I am more than interested in this space — I am tormented by it. What does it mean to care about suffering when I am not going to act to end it and not even really going to commit it to the center of my consciousness? Truthfully most suffering that I care about — or whatever the word is for this regretful, absentminded place I occupy with regard to so much suffering — I am going to do little or nothing about.

Sometimes, probably much of the time, this is because I have very little agency to relieve some particular suffering. I can send money, and about one millionth of the times that I become aware of some place of suffering I do so. But I just give what I can easily spare. I can go to a meeting, read articles, become informed, and thus care in a more informed way. I can make this particular piece of suffering — for example, about Tajikistan — part of my conversation. But I don’t really have the capacity, or the authority, or the power, to take serious responsibility for much of the suffering that touches my heart, whether momentarily or even deeply.

Other times it is because I can’t really identify my own place in the story. For example, much closer to home than Tajikistan, one time long ago Mickey and I were evicted from our rental home. We found another rental. But for complicated reasons another couple was displaced by our moving in. Years later one member of that couple confronted me at the grocery store and demanded an apology and furthermore that I locate his long-ago partner and apologize to her as well. I was happy to apologize. But really, we were as vulnerable as they were. It was the badness of larger structures that none of us had much control over that led to all of this. Probably the proper atonement for that act of displacement would have been for me to work vigorously to change housing laws in Mendocino County, no easy task. But then what about Tajikistan?

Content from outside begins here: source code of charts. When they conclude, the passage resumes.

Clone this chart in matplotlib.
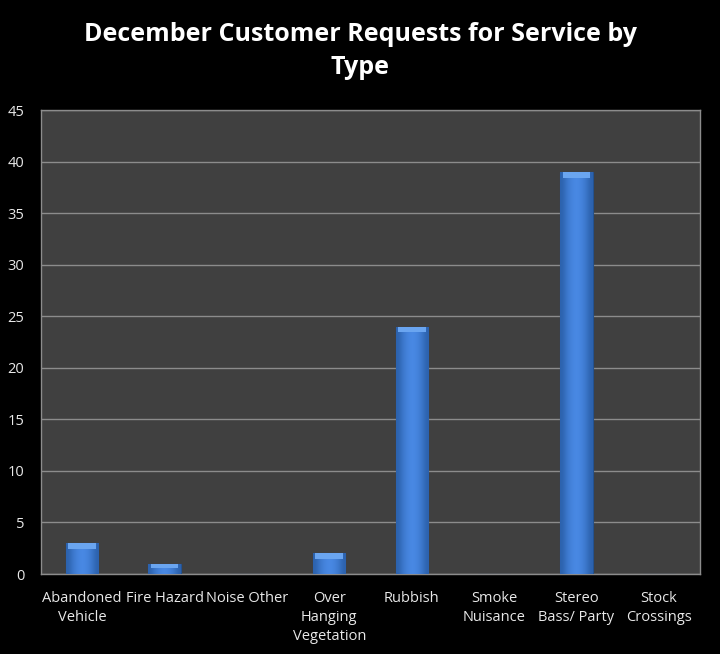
import matplotlib
matplotlib.use('Agg')
import matplotlib.pyplot as plt
import numpy as np

categories = ['Abandoned\nVehicle', 'Fire Hazard', 'Noise Other',
              'Over\nHanging\nVegetation', 'Rubbish', 'Smoke\nNuisance',
              'Stereo\nBass/ Party', 'Stock\nCrossings']
requests = [3, 1, 0, 2, 24, 0, 39, 0]
yticks = [0, 5, 10, 15, 20, 25, 30, 35, 40, 45]

plt.rcParams['font.family'] = ['Open Sans', 'DejaVu Sans']

fig = plt.figure(figsize=(7.2, 6.54), dpi=100, facecolor='black')
ax = fig.add_axes([41 / 720, 1 - 574 / 654, 659 / 720, 464 / 654])
ax.set_facecolor('#404040')

x = np.arange(len(categories))
bars = ax.bar(x, requests, width=0.39, color='#3b7bd6', edgecolor='#24528f',
              linewidth=0.8, zorder=3)

# horizontal shading on each bar
grad = np.array([[0.0, 0.55, 0.85, 1.0, 0.85, 0.55, 0.0]])
cmap = matplotlib.colors.LinearSegmentedColormap.from_list('b', ['#2c62ad', '#4a8ae6'])
for b in bars:
    if b.get_height() <= 0:
        continue
    im = ax.imshow(grad, extent=[b.get_x(), b.get_x() + b.get_width(), 0, b.get_height()],
                   aspect='auto', cmap=cmap, zorder=3.5, interpolation='bicubic')
    im.set_clip_path(b)
    # light top bevel
    cap = min(0.55, b.get_height() * 0.45)
    ax.bar(b.get_x() + b.get_width() / 2, cap, bottom=b.get_height() - cap,
           width=b.get_width() * 0.86, color='#6aa5f0', linewidth=0, zorder=4)

ax.set_xlim(-0.5, len(categories) - 0.5)
ax.set_ylim(0, 45)
ax.set_yticks(yticks)
ax.set_xticks(x)
ax.set_xticklabels(categories, linespacing=1.4)
ax.yaxis.grid(True, color='#8c8c8c', linewidth=1.0, zorder=1)
ax.tick_params(axis='both', length=0, colors='#e8e8e8', labelsize=10.5)
ax.tick_params(axis='x', pad=12)
ax.tick_params(axis='y', pad=12)
for s in ax.spines.values():
    s.set_color('#8c8c8c')
    s.set_linewidth(1.0)

fig.text(0.5, 1 - 51 / 654, 'December Customer Requests for Service by\nType',
         ha='center', va='center', color='white', fontsize=18, fontweight='bold',
         linespacing=1.45)

fig.savefig('out.png', dpi=100, facecolor='black')
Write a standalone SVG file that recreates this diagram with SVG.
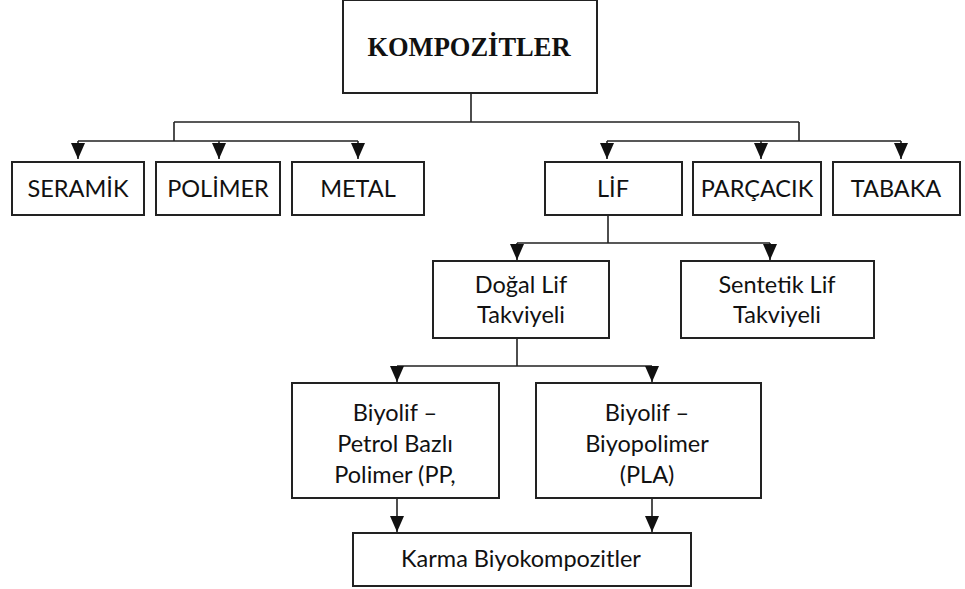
<svg xmlns="http://www.w3.org/2000/svg" width="965" height="589" viewBox="0 0 965 589">
<style>
.box{fill:#fff;stroke:#222;stroke-width:2}
.t{font-family:Lato,"Liberation Sans",sans-serif;font-size:23.5px;fill:#111;text-anchor:middle}
.title{font-family:"Liberation Serif",serif;font-size:26.5px;font-weight:bold;fill:#111;text-anchor:middle}
.ln{fill:none;stroke:#222;stroke-width:1.6}
</style>
<defs>
<marker id="ah" markerUnits="userSpaceOnUse" markerWidth="16" markerHeight="14" refX="16" refY="7" orient="auto" viewBox="0 0 16 14">
<path d="M0,0 L16,7 L0,14 Z" fill="#111"/>
</marker>
</defs>
<rect width="965" height="589" fill="#fff"/>
<g id="connectors">
<path class="ln" d="M471,93 V122 M174,122 H799 M174,122 V141 M607,141 H901 M799,122 V141 M78,141 H358"/>
<path class="ln" d="M78,141 V159" marker-end="url(#ah)"/>
<path class="ln" d="M219,141 V159" marker-end="url(#ah)"/>
<path class="ln" d="M358,141 V159" marker-end="url(#ah)"/>
<path class="ln" d="M607,141 V159" marker-end="url(#ah)"/>
<path class="ln" d="M761,141 V159" marker-end="url(#ah)"/>
<path class="ln" d="M901,141 V159" marker-end="url(#ah)"/>
<path class="ln" d="M608,215 V243 M517,243 H770"/>
<path class="ln" d="M517,243 V260" marker-end="url(#ah)"/>
<path class="ln" d="M770,243 V260" marker-end="url(#ah)"/>
<path class="ln" d="M517,338 V366 M397,366 H652"/>
<path class="ln" d="M397,366 V382" marker-end="url(#ah)"/>
<path class="ln" d="M652,366 V382" marker-end="url(#ah)"/>
<path class="ln" d="M397,498 V532" marker-end="url(#ah)"/>
<path class="ln" d="M652,498 V532" marker-end="url(#ah)"/>
</g>
<g id="kompozitler"><rect class="box" x="343" y="0" width="254" height="93"/><text class="title" x="469" y="56">KOMPOZİTLER</text></g>
<g id="seramik"><rect class="box" x="12" y="162" width="132" height="53"/><text class="t" x="78" y="197">SERAMİK</text></g>
<g id="polimer"><rect class="box" x="156" y="162" width="124" height="53"/><text class="t" x="218" y="197">POLİMER</text></g>
<g id="metal"><rect class="box" x="292" y="162" width="132" height="53"/><text class="t" x="358" y="197">METAL</text></g>
<g id="lif"><rect class="box" x="545" y="162" width="137" height="53"/><text class="t" x="613" y="197">LİF</text></g>
<g id="parcacik"><rect class="box" x="693" y="162" width="128" height="53"/><text class="t" x="757" y="197">PARÇACIK</text></g>
<g id="tabaka"><rect class="box" x="833" y="162" width="127" height="53"/><text class="t" x="896" y="197">TABAKA</text></g>
<g id="dogal"><rect class="box" x="433" y="261" width="176" height="77"/><text class="t" x="521" y="293">Doğal Lif</text><text class="t" x="521" y="323">Takviyeli</text></g>
<g id="sentetik"><rect class="box" x="681" y="261" width="193" height="77"/><text class="t" x="777" y="293">Sentetik Lif</text><text class="t" x="777" y="323">Takviyeli</text></g>
<g id="biyolif-pp"><rect class="box" x="292" y="383" width="207" height="115"/><text class="t" x="395" y="421">Biyolif –</text><text class="t" x="395" y="452">Petrol Bazlı</text><text class="t" x="395" y="483">Polimer (PP,</text></g>
<g id="biyolif-pla"><rect class="box" x="536" y="383" width="225" height="115"/><text class="t" x="647" y="421">Biyolif –</text><text class="t" x="647" y="452">Biyopolimer</text><text class="t" x="647" y="483">(PLA)</text></g>
<g id="karma"><rect class="box" x="353" y="533" width="338" height="53"/><text class="t" x="521" y="567">Karma Biyokompozitler</text></g>
</svg>
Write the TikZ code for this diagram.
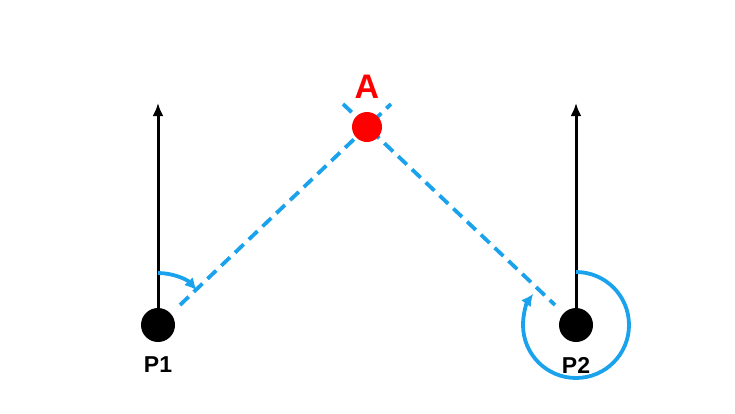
\documentclass[tikz,border=0pt]{standalone}
\usepackage{fontspec}
\setmainfont{Liberation Sans}
\usetikzlibrary{arrows.meta}
\definecolor{sky}{HTML}{1AA3EC}
\definecolor{redA}{HTML}{FF0000}
\begin{document}
\begin{tikzpicture}[x=1pt,y=-1pt,
  dot/.style={circle,fill=black,inner sep=0pt,minimum size=34pt},
  vec/.style={line width=3pt,-{Latex[length=13pt,width=11pt]}},
  dsh/.style={sky,line width=3.8pt,dash pattern=on 12pt off 7pt},
  ang/.style={sky,line width=3.8pt,-{Latex[length=12pt,width=12pt]}},
  lab/.style={font=\bfseries\fontsize{23}{23}\selectfont}]
\useasboundingbox (0,0) rectangle (735,413);
\coordinate (p1c) at (158,325);
\coordinate (p2c) at (576,325);
\coordinate (t1) at (158,103);
\coordinate (t2) at (576,103);
\coordinate (d1s) at (180,305);
\coordinate (d1e) at (391,104);
\coordinate (d2s) at (343,104);
\coordinate (d2e) at (555,305);
\draw[dsh] (d1s) -- (d1e);
\draw[dsh] (d2s) -- (d2e);
\draw[vec] (p1c) -- (t1);
\draw[vec] (p2c) -- (t2);
\draw[ang] ([shift={(0,-52)}]p1c) arc[start angle=-90,end angle=-42,radius=52];
\draw[ang] ([shift={(0,-53)}]p2c) arc[start angle=-90,end angle=216,radius=53];
\node[dot] (p1) at (p1c) {};
\node[dot] (p2) at (p2c) {};
\node[circle,fill=redA,inner sep=0pt,minimum size=30pt] (a) at (367,127) {};
\node[lab] (l1) at (158,365) {P1};
\node[lab] (l2) at (576,365) {P2};
\node[font=\bfseries\fontsize{34}{34}\selectfont,text=redA] (la) at (367,87) {A};
\end{tikzpicture}
\end{document}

I recently attended an Elul gathering centered by soon-to-be rabbi Ilana Sumka. It was called “Palestine: A Collective Teshuvah Process.” The outcome of the teshuvah process was a long, group generated list of al cheyts for injuries committed against Palestinians by Israel. Ilana framed this undertaking very carefully. She acknowledged that, while our attention in this gathering was on Palestine, Jews have been injured as well, both in the present moment and also historically. She further clarified that we rabbis on the zoom did not kill or assault or displace anyone. Soldiers and terrorists did the violence. But, she said, the IDF, the Israeli government, Hamas and the US government are very unlikely to apologize. So, she asked, who is left to atone?

This is one way that I am coming to understand the role of collective confession. There are a number of sins in our Sin Buffet line-up that I haven’t committed. It’s been awhile since I have personally bought too many shoes. I generally do pull over on the road to let faster drivers pass me. (And I’m quite sympathetic to whoever it was who, on the bottom of the card in our Sin Buffet which says “Sexual inappropriateness” wrote, “I wish…”)

But someone has done all these things. And the intention of a Sin Buffet, or a vidui, which says, al cheyt sh’chatanu lfanecha…” for the sin which we have committed before You…” is to meet us in that queasy zone of “all of us are responsible.” We atone together for sins which we did not personally commit because someone did. And we are a community, a people and part of the human race, as well as individual souls. The spiritual efficacy of Yom Kippur is collective, not just individual.

Yom Kippur enacts the journey of the Kohen Gadol to the Holy of Holies. After many purifications, many offerings, many changes of clothing, the High Priest enters the Holy of Holies, speaks aloud the Divine Name and atones for herself and her family, for the priesthood and for the entire nation. And year after year she returns from that encounter radiant.

“Her beautiful visage was like the sun rising powerfully. Invigorated and joyous she donned her own clothing. The wholesome nation escorted their faithful emissary to her home. The people rejoiced when informed that the scarlet wool had turned snow white. It was adorned with salvation, draped in a garment of righteousness, exuding cheer, expressing pleasure and delight…” Even the land sang.

This is the mystery and power of Yom Kippur — that somehow we lift up the confessions for sins that we are barely responsible for —but someone is. And they lift up ours. I don’t think that any of us here has abused our Tajiki wife. And it may be that someone in a shul in Tajikistan, if there is one, is lifting up our sins of excess and greed and despoiling the land. And it all rises up and is cleansed and transformed.

It is true that we need to identify ways in which we are directly culpable for suffering and act as we can to repair them. But then there is that whole miasma of feeling bad for suffering over which we have little responsibility. But someone does. It occurs in our community, in our world. And thank God, thank GOD, that we have Yom Kippur, and within Yom Kippur that we have all those collective confessions. And we can trust that the sins of abusers of all sorts will be lifted up and, there in the Holy of Holies, forgiven and transformed. And we as a people, as a world, can return from that holy place “draped in a garment of righteousness, exuding cheer, expressing pleasure and delight…”

And perhaps through this lifting up, this transforming, the world is lightened and there is space for change to the good. At least I hope so.